● **Exercise aim**:
Search the listing for the string "this" and copy every line that contains it.

● **The records**:
┏━━
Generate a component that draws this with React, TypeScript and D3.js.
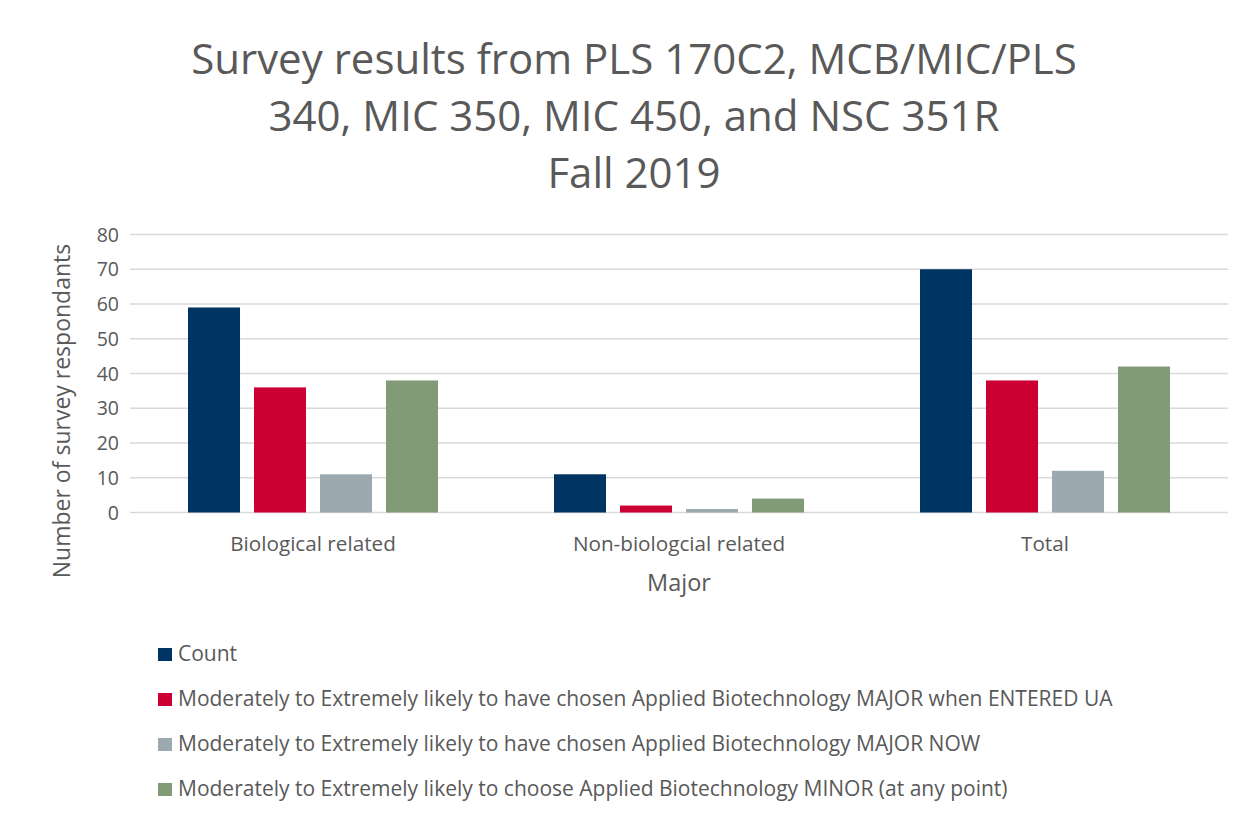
┗━━
┏━━
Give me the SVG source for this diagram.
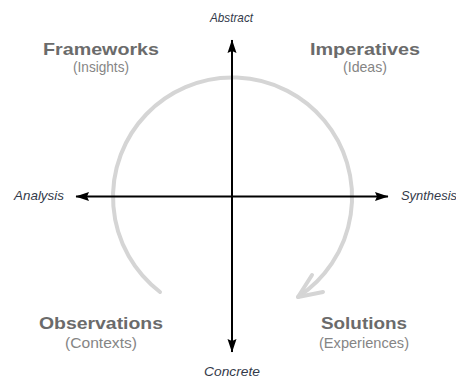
┗━━
┏━━
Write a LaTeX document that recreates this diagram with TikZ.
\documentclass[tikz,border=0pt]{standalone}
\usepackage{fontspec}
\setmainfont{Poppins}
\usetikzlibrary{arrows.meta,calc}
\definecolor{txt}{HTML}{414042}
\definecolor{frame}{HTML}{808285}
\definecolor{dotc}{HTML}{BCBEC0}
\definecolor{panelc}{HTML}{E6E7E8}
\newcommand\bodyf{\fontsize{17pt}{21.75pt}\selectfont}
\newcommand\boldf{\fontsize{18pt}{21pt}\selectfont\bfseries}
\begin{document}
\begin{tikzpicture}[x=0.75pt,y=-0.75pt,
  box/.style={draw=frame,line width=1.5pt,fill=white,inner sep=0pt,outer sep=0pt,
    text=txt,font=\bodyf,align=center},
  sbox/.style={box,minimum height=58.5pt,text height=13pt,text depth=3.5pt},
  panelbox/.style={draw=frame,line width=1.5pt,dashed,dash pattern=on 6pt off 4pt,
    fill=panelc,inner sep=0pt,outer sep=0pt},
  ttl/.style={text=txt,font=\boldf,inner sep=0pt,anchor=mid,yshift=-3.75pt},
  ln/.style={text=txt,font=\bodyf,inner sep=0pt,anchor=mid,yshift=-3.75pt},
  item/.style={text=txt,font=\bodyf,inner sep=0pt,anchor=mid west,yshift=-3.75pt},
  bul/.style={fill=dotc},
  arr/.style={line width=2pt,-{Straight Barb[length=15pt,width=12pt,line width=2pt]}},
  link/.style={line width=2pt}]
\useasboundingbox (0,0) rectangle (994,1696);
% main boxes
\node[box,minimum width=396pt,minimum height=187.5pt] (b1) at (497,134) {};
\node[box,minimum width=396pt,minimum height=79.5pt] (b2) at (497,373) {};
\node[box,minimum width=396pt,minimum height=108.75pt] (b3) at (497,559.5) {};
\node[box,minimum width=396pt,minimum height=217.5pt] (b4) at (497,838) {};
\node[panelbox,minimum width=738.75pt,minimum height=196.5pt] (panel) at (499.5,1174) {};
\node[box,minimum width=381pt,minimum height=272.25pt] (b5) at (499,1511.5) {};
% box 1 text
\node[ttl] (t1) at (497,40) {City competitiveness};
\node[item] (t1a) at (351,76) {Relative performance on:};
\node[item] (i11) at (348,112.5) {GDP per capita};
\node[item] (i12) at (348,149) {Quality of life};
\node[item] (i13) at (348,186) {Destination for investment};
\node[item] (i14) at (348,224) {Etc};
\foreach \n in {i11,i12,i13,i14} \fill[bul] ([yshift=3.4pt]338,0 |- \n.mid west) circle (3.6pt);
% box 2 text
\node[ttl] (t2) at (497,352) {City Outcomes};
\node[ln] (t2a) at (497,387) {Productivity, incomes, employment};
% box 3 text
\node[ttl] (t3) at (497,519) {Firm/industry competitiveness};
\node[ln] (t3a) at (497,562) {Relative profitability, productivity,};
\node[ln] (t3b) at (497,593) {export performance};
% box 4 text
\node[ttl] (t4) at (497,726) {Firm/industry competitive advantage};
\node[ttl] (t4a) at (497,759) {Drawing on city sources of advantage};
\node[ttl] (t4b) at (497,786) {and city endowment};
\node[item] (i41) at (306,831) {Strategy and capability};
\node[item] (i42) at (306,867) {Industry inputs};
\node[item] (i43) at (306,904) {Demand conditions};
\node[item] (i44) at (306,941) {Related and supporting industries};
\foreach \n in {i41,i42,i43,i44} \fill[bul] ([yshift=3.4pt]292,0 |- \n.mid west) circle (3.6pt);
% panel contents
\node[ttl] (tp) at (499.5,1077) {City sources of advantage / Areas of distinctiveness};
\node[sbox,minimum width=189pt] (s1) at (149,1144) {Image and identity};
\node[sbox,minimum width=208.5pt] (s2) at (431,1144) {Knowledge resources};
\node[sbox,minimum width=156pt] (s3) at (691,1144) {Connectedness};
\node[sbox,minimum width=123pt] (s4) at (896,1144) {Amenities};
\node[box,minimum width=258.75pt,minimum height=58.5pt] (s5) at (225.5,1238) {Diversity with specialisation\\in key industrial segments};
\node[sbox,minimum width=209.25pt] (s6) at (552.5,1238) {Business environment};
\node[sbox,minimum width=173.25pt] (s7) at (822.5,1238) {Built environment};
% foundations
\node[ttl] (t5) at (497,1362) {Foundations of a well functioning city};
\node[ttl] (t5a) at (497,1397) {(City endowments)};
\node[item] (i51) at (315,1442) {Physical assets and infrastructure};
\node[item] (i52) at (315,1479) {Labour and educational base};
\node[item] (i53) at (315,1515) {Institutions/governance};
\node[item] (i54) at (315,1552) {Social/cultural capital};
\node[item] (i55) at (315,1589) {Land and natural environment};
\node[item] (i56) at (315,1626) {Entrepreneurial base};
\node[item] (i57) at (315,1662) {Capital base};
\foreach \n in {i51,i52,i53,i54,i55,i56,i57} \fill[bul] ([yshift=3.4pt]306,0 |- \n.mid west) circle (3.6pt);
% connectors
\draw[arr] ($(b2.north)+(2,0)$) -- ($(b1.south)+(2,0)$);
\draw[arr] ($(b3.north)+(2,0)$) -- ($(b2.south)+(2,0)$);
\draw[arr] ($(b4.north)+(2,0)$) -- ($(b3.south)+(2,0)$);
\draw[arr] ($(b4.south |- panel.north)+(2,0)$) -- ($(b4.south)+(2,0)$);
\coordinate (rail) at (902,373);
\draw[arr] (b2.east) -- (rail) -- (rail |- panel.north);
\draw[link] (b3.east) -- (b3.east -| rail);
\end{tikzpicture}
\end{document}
┗━━
● **Reply**:
Generate a component that draws this with React, TypeScript and D3.js.
Give me the SVG source for this diagram.
Write a LaTeX document that recreates this diagram with TikZ.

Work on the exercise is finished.